Borrowings made under the credit facility bear interest at a rate per annum equal to, at our option, either (1) a rate based on the rates applicable for deposits on the interbank market for U.S. Dollars or the applicable currency in which the borrowings are made (“LIBOR”) or (2) an alternate base rate, plus, in each case, an applicable margin. The applicable margin is determined by reference to a pricing grid, based on the ratio of indebtedness to earnings before interest, tax depreciation, amortization, and rent (“EBITDAR”) and ranges between 1.50%-2.25% for LIBOR loans and 0.50%-1.25% for alternate base rate or Canadian prime rate loans. Additionally, a commitment fee of between 0.25%-0.55%, also determined by reference to the pricing grid, is payable on the average daily unused amounts under the credit facility.

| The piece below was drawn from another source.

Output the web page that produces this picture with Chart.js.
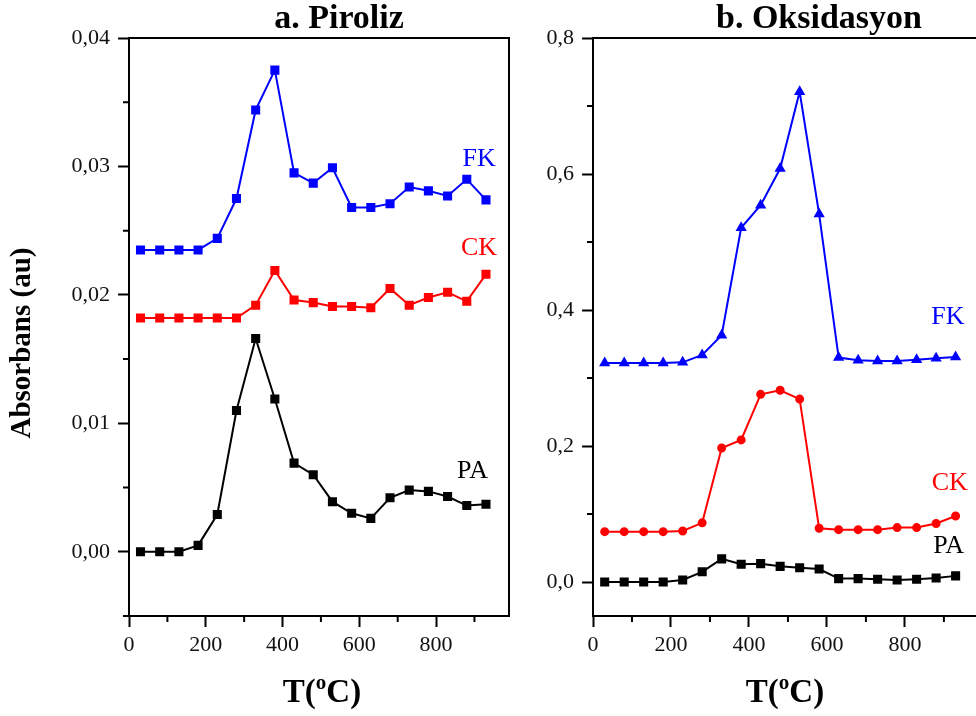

The credit agreement contains negative covenants that, among other things and subject to certain exceptions, limit the ability of our subsidiaries to incur indebtedness, incur liens, undergo fundamental changes, make dispositions of all or substantially all of their assets, alter their businesses and enter into agreements limiting subsidiary dividends and distributions.
We are also required to maintain a consolidated rent-adjusted leverage ratio of not greater than 3.50:1.00 and we are not permitted to allow the ratio of consolidated EBITDAR to consolidated interest charges (plus rent) to be less than 2.00:1.00. The credit agreement also contains certain customary representations, warranties, affirmative covenants, and events of default (including, among others, an event of default upon the occurrence of a change of control). If an event of default occurs, the credit agreement may be terminated, and the maturity of any outstanding amounts may be accelerated.
The foregoing description of the credit agreement does not purport to be complete and is qualified in its entirety by reference to the full text of the credit agreement, which is filed as Exhibit 10.1 to this current report and is incorporated by reference in this Item 2.03.